What is SAP Manufacturing Analytics Cloud?
Definition
SAP Manufacturing Analytics Cloud is a cloud-based analytics approach for monitoring manufacturing performance, production costs, inventory movement, quality results, and operational efficiency using SAP data. It helps manufacturers combine shop floor, ERP, planning, and finance information into dashboards that support faster decisions. In finance terms, it improves visibility into manufacturing cost analysis, inventory valuation, and production-related cash flow.
How SAP Manufacturing Analytics Cloud Works
SAP Manufacturing Analytics Cloud connects manufacturing data from production orders, work centers, material movements, quality inspections, planning runs, and financial postings. This data can be modeled in SAP Analytics Cloud and displayed through an SAP Analytics Cloud Dashboard for planners, finance teams, and plant leaders.
Through SAP Analytics Cloud Integration, companies can analyze manufacturing KPIs alongside revenue, cost, inventory, and profitability data. This makes it easier to compare planned output with actual production, review cost variances, and understand how plant performance affects financial reporting.
Core Components
The strongest manufacturing analytics setup combines reliable data sources, clear KPI definitions, role-based dashboards, and finance-aligned reporting logic. Data may come from SAP S/4HANA, manufacturing execution tools, warehouse records, procurement transactions, and quality management results.
Production data: output quantity, order status, confirmations, scrap, and rework.
Inventory data: raw materials, work in progress, finished goods, and stock movements.
Finance data: standard cost, actual cost, overhead, variances, and margins.
Planning data: demand, capacity, shortages, and schedule adherence.
Dashboard views: plant, product, work center, batch, and cost object reporting.

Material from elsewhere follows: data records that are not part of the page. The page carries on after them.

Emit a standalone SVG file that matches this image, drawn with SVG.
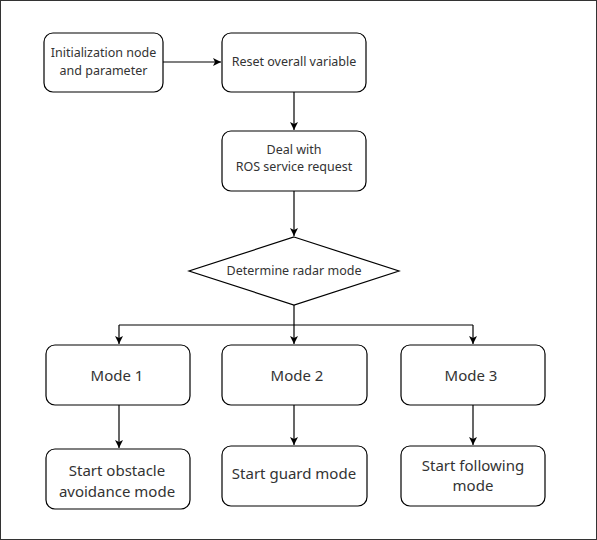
<svg xmlns="http://www.w3.org/2000/svg" width="597" height="540" viewBox="0 0 597 540">
<style>
.n{fill:#fff;stroke:#000;stroke-width:1.2}
.t{font-family:"Noto Sans","Open Sans",sans-serif;fill:#333;text-anchor:middle}
.s{font-size:12.5px}
.l{font-size:15px}
.c{fill:none;stroke:#000;stroke-width:1.2}
</style>
<defs>
<marker id="a" viewBox="0 0 10 10" refX="10" refY="5" markerWidth="8" markerHeight="8" markerUnits="userSpaceOnUse" orient="auto">
<path d="M0,0L10,5L0,10L2.5,5Z" fill="#000"/>
</marker>
</defs>
<rect x="0.5" y="0.5" width="596" height="539" fill="#fff" stroke="#333" stroke-width="1"/>
<g id="connectors">
<path class="c" d="M163,62H221" marker-end="url(#a)"/>
<path class="c" d="M294,92V130" marker-end="url(#a)"/>
<path class="c" d="M294,191V236" marker-end="url(#a)"/>
<path class="c" d="M294,305V344" marker-end="url(#a)"/>
<path class="c" d="M119,325H473"/>
<path class="c" d="M119,325V344" marker-end="url(#a)"/>
<path class="c" d="M473,325V344" marker-end="url(#a)"/>
<path class="c" d="M119,405V448" marker-end="url(#a)"/>
<path class="c" d="M294,405V445" marker-end="url(#a)"/>
<path class="c" d="M473,405V445" marker-end="url(#a)"/>
</g>
<g id="init"><rect class="n" x="44" y="33" width="119" height="59" rx="9"/>
<text class="t s" x="103.5" y="57">Initialization node</text><text class="t s" x="103.5" y="75">and parameter</text></g>
<g id="reset"><rect class="n" x="222" y="33" width="144" height="59" rx="9"/>
<text class="t s" x="294" y="66">Reset overall variable</text></g>
<g id="ros"><rect class="n" x="222" y="131" width="144" height="60" rx="9"/>
<text class="t s" x="294" y="154">Deal with</text><text class="t s" x="294" y="171">ROS service request</text></g>
<g id="radar"><path class="n" d="M294,237L399,271L294,305L189,271Z"/>
<text class="t s" x="294" y="275">Determine radar mode</text></g>
<g id="mode1"><rect class="n" x="46" y="345" width="144" height="60" rx="9"/>
<text class="t l" x="117" y="381">Mode 1</text></g>
<g id="mode2"><rect class="n" x="222" y="345" width="145" height="60" rx="9"/>
<text class="t l" x="297" y="381">Mode 2</text></g>
<g id="mode3"><rect class="n" x="401" y="345" width="144" height="60" rx="9"/>
<text class="t l" x="471" y="381">Mode 3</text></g>
<g id="obstacle"><rect class="n" x="46" y="449" width="144" height="60" rx="9"/>
<text class="t l" x="117" y="476">Start obstacle</text><text class="t l" x="117" y="497">avoidance mode</text></g>
<g id="guard"><rect class="n" x="222" y="446" width="145" height="60" rx="9"/>
<text class="t l" x="294" y="479">Start guard mode</text></g>
<g id="following"><rect class="n" x="401" y="446" width="144" height="60" rx="9"/>
<text class="t l" x="473" y="471">Start following</text><text class="t l" x="473" y="491">mode</text></g>
</svg>
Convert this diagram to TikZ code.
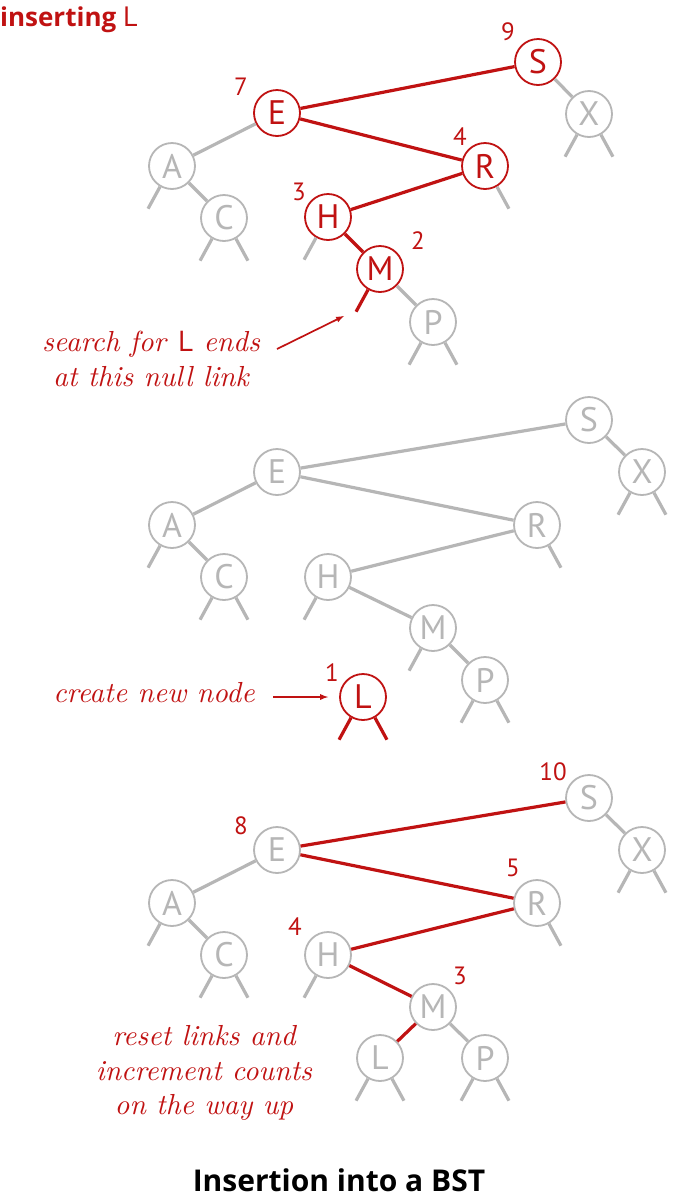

Key Metrics and Interpretation
SAP Manufacturing Analytics Cloud commonly tracks production volume, order completion rate, scrap rate, capacity utilization, inventory turns, manufacturing cost variance, and on-time production. A high production volume can show strong demand coverage when inventory and quality remain balanced. A low production volume may indicate lower demand, planned maintenance, or capacity reallocation. High inventory turns usually indicate efficient stock movement, while low inventory turns may point to slow-moving materials or excess production.
For finance teams, manufacturing cost variance is especially important because it compares planned production cost with actual production cost. A favorable variance can support margin improvement, while an unfavorable variance highlights where materials, labor, machine time, or overhead require review.
Worked Example
Assume a plant planned to produce 10,000 units at a standard cost of $8 per unit, so the planned manufacturing cost is $80,000. Actual production cost was $86,500. The variance is calculated as actual cost minus planned cost: $86,500 - $80,000 = $6,500. The result is an unfavorable production cost variance of $6,500 because actual cost exceeded the planned cost.
In an ERP Manufacturing Analytics view, this variance can be analyzed by material usage, labor hours, machine time, overhead absorption, and scrap. Finance can then connect the variance to profitability, pricing, and operational efficiency decisions.
Business Use Cases
SAP Manufacturing Analytics Cloud supports decisions such as whether to increase production, adjust safety stock, investigate quality losses, rebalance capacity, or review product margins. A plant controller may use SAP Manufacturing Analytics to identify which product line has the highest variance, while operations may use the same dashboard to review production delays and output trends.
It also supports cloud-based reporting models such as SAP Public Cloud Analytics and SAP Private Cloud Analytics, depending on the company’s SAP landscape. In a broader finance architecture, SAP Cloud Analytics can connect manufacturing results with cash flow, budgeting, and financial performance reporting.
Best Practices
Effective cloud analytics implementation finance requires consistent KPI definitions, trusted master data, and clear ownership between finance, operations, and IT. Companies should define how production costs, scrap, work in progress, and finished goods movements are measured so dashboard users interpret results consistently.
Dashboards should show both operational and financial outcomes, including output, capacity, quality, cost variance, margin impact, and inventory exposure. This makes SAP Manufacturing Analytics Cloud useful not only for plant performance but also for financial planning, profitability analysis, and executive decision-making.
Summary
SAP Manufacturing Analytics Cloud helps manufacturers turn SAP production, inventory, quality, and finance data into cloud-based dashboards and decision insights. It supports better manufacturing visibility, stronger cost control, improved inventory analysis, and clearer links between plant performance, cash flow, profitability, and financial reporting.